-- start --

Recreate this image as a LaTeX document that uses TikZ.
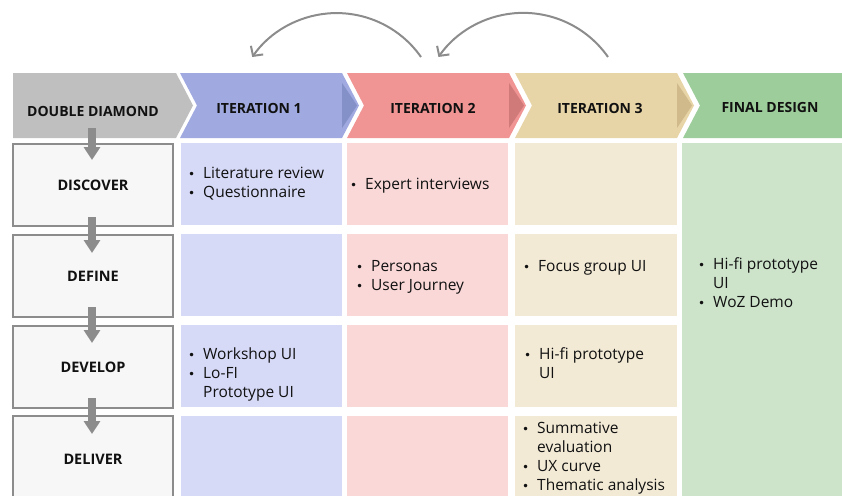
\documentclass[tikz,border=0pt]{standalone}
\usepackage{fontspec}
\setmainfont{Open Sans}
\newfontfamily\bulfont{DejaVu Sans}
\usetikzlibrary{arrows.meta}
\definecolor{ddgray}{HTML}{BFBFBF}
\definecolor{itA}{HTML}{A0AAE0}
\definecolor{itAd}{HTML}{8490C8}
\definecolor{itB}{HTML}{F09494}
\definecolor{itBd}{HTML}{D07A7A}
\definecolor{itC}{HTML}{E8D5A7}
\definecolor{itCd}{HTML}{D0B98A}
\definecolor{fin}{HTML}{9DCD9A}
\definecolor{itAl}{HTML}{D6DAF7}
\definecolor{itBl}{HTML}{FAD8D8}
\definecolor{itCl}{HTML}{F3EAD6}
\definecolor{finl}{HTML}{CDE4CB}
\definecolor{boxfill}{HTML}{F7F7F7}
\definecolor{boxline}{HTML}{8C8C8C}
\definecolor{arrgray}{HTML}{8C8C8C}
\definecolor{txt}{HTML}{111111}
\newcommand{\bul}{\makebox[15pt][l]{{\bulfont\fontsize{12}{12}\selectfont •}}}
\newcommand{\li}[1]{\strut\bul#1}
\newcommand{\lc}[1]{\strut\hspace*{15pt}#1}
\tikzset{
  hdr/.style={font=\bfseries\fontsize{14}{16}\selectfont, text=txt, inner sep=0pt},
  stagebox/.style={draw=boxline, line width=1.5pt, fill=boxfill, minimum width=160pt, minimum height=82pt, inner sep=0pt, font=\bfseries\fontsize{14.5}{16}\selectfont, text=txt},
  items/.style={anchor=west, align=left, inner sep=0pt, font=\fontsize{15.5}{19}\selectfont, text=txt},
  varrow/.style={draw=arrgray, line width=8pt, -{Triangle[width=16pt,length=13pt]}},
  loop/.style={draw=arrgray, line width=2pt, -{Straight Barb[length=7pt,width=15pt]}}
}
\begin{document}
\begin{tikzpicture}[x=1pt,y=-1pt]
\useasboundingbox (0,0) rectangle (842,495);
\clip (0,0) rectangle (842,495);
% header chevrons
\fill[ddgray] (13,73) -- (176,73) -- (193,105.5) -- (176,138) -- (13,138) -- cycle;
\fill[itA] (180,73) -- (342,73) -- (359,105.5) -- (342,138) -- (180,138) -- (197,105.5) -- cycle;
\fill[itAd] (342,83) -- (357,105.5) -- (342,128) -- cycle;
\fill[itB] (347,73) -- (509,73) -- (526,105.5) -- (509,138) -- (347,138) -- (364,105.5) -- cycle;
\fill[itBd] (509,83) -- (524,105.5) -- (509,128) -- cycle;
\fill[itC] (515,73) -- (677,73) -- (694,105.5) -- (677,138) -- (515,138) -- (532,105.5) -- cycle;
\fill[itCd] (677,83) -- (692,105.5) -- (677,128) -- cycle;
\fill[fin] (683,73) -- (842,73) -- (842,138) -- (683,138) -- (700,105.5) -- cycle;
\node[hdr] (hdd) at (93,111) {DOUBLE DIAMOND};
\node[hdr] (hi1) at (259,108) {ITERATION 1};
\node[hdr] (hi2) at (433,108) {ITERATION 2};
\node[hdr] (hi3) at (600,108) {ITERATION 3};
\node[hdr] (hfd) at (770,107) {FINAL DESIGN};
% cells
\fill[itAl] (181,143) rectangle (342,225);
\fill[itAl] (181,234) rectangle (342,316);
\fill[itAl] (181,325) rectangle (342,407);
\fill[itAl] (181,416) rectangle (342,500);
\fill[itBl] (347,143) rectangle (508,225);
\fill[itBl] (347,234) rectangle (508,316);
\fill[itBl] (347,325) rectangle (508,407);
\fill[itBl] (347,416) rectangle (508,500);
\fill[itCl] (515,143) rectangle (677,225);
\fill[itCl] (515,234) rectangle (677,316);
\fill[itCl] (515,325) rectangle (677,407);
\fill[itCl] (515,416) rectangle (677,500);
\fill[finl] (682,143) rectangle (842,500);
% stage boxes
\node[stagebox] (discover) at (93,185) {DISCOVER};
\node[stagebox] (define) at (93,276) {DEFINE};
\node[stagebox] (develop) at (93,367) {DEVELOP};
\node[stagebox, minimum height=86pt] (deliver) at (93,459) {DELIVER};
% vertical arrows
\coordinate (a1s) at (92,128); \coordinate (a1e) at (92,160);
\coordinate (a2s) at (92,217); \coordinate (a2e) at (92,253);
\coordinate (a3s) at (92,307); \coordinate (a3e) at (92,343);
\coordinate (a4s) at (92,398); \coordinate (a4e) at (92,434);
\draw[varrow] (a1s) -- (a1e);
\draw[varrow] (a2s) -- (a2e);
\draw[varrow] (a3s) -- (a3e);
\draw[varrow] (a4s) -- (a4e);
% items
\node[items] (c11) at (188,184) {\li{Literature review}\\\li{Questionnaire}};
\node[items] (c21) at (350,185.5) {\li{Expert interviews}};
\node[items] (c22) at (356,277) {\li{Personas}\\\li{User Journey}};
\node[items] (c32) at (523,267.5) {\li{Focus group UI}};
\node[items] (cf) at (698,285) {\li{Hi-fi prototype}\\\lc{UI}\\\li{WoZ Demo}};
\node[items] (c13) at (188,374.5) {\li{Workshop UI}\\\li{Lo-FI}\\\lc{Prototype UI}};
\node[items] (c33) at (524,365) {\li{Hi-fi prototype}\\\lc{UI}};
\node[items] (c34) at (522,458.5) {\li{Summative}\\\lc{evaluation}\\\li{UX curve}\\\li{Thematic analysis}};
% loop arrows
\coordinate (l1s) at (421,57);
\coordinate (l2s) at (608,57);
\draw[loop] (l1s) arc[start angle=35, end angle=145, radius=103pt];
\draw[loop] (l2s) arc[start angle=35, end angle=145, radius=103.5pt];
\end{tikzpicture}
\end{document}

-- end --

■ Written request
Omit the pictures, and quote the material above exactly as given.

■ Output below
Recreate this image as a LaTeX document that uses TikZ.
\documentclass[tikz,border=0pt]{standalone}
\usepackage{fontspec}
\setmainfont{Open Sans}
\newfontfamily\bulfont{DejaVu Sans}
\usetikzlibrary{arrows.meta}
\definecolor{ddgray}{HTML}{BFBFBF}
\definecolor{itA}{HTML}{A0AAE0}
\definecolor{itAd}{HTML}{8490C8}
\definecolor{itB}{HTML}{F09494}
\definecolor{itBd}{HTML}{D07A7A}
\definecolor{itC}{HTML}{E8D5A7}
\definecolor{itCd}{HTML}{D0B98A}
\definecolor{fin}{HTML}{9DCD9A}
\definecolor{itAl}{HTML}{D6DAF7}
\definecolor{itBl}{HTML}{FAD8D8}
\definecolor{itCl}{HTML}{F3EAD6}
\definecolor{finl}{HTML}{CDE4CB}
\definecolor{boxfill}{HTML}{F7F7F7}
\definecolor{boxline}{HTML}{8C8C8C}
\definecolor{arrgray}{HTML}{8C8C8C}
\definecolor{txt}{HTML}{111111}
\newcommand{\bul}{\makebox[15pt][l]{{\bulfont\fontsize{12}{12}\selectfont •}}}
\newcommand{\li}[1]{\strut\bul#1}
\newcommand{\lc}[1]{\strut\hspace*{15pt}#1}
\tikzset{
  hdr/.style={font=\bfseries\fontsize{14}{16}\selectfont, text=txt, inner sep=0pt},
  stagebox/.style={draw=boxline, line width=1.5pt, fill=boxfill, minimum width=160pt, minimum height=82pt, inner sep=0pt, font=\bfseries\fontsize{14.5}{16}\selectfont, text=txt},
  items/.style={anchor=west, align=left, inner sep=0pt, font=\fontsize{15.5}{19}\selectfont, text=txt},
  varrow/.style={draw=arrgray, line width=8pt, -{Triangle[width=16pt,length=13pt]}},
  loop/.style={draw=arrgray, line width=2pt, -{Straight Barb[length=7pt,width=15pt]}}
}
\begin{document}
\begin{tikzpicture}[x=1pt,y=-1pt]
\useasboundingbox (0,0) rectangle (842,495);
\clip (0,0) rectangle (842,495);
% header chevrons
\fill[ddgray] (13,73) -- (176,73) -- (193,105.5) -- (176,138) -- (13,138) -- cycle;
\fill[itA] (180,73) -- (342,73) -- (359,105.5) -- (342,138) -- (180,138) -- (197,105.5) -- cycle;
\fill[itAd] (342,83) -- (357,105.5) -- (342,128) -- cycle;
\fill[itB] (347,73) -- (509,73) -- (526,105.5) -- (509,138) -- (347,138) -- (364,105.5) -- cycle;
\fill[itBd] (509,83) -- (524,105.5) -- (509,128) -- cycle;
\fill[itC] (515,73) -- (677,73) -- (694,105.5) -- (677,138) -- (515,138) -- (532,105.5) -- cycle;
\fill[itCd] (677,83) -- (692,105.5) -- (677,128) -- cycle;
\fill[fin] (683,73) -- (842,73) -- (842,138) -- (683,138) -- (700,105.5) -- cycle;
\node[hdr] (hdd) at (93,111) {DOUBLE DIAMOND};
\node[hdr] (hi1) at (259,108) {ITERATION 1};
\node[hdr] (hi2) at (433,108) {ITERATION 2};
\node[hdr] (hi3) at (600,108) {ITERATION 3};
\node[hdr] (hfd) at (770,107) {FINAL DESIGN};
% cells
\fill[itAl] (181,143) rectangle (342,225);
\fill[itAl] (181,234) rectangle (342,316);
\fill[itAl] (181,325) rectangle (342,407);
\fill[itAl] (181,416) rectangle (342,500);
\fill[itBl] (347,143) rectangle (508,225);
\fill[itBl] (347,234) rectangle (508,316);
\fill[itBl] (347,325) rectangle (508,407);
\fill[itBl] (347,416) rectangle (508,500);
\fill[itCl] (515,143) rectangle (677,225);
\fill[itCl] (515,234) rectangle (677,316);
\fill[itCl] (515,325) rectangle (677,407);
\fill[itCl] (515,416) rectangle (677,500);
\fill[finl] (682,143) rectangle (842,500);
% stage boxes
\node[stagebox] (discover) at (93,185) {DISCOVER};
\node[stagebox] (define) at (93,276) {DEFINE};
\node[stagebox] (develop) at (93,367) {DEVELOP};
\node[stagebox, minimum height=86pt] (deliver) at (93,459) {DELIVER};
% vertical arrows
\coordinate (a1s) at (92,128); \coordinate (a1e) at (92,160);
\coordinate (a2s) at (92,217); \coordinate (a2e) at (92,253);
\coordinate (a3s) at (92,307); \coordinate (a3e) at (92,343);
\coordinate (a4s) at (92,398); \coordinate (a4e) at (92,434);
\draw[varrow] (a1s) -- (a1e);
\draw[varrow] (a2s) -- (a2e);
\draw[varrow] (a3s) -- (a3e);
\draw[varrow] (a4s) -- (a4e);
% items
\node[items] (c11) at (188,184) {\li{Literature review}\\\li{Questionnaire}};
\node[items] (c21) at (350,185.5) {\li{Expert interviews}};
\node[items] (c22) at (356,277) {\li{Personas}\\\li{User Journey}};
\node[items] (c32) at (523,267.5) {\li{Focus group UI}};
\node[items] (cf) at (698,285) {\li{Hi-fi prototype}\\\lc{UI}\\\li{WoZ Demo}};
\node[items] (c13) at (188,374.5) {\li{Workshop UI}\\\li{Lo-FI}\\\lc{Prototype UI}};
\node[items] (c33) at (524,365) {\li{Hi-fi prototype}\\\lc{UI}};
\node[items] (c34) at (522,458.5) {\li{Summative}\\\lc{evaluation}\\\li{UX curve}\\\li{Thematic analysis}};
% loop arrows
\coordinate (l1s) at (421,57);
\coordinate (l2s) at (608,57);
\draw[loop] (l1s) arc[start angle=35, end angle=145, radius=103pt];
\draw[loop] (l2s) arc[start angle=35, end angle=145, radius=103.5pt];
\end{tikzpicture}
\end{document}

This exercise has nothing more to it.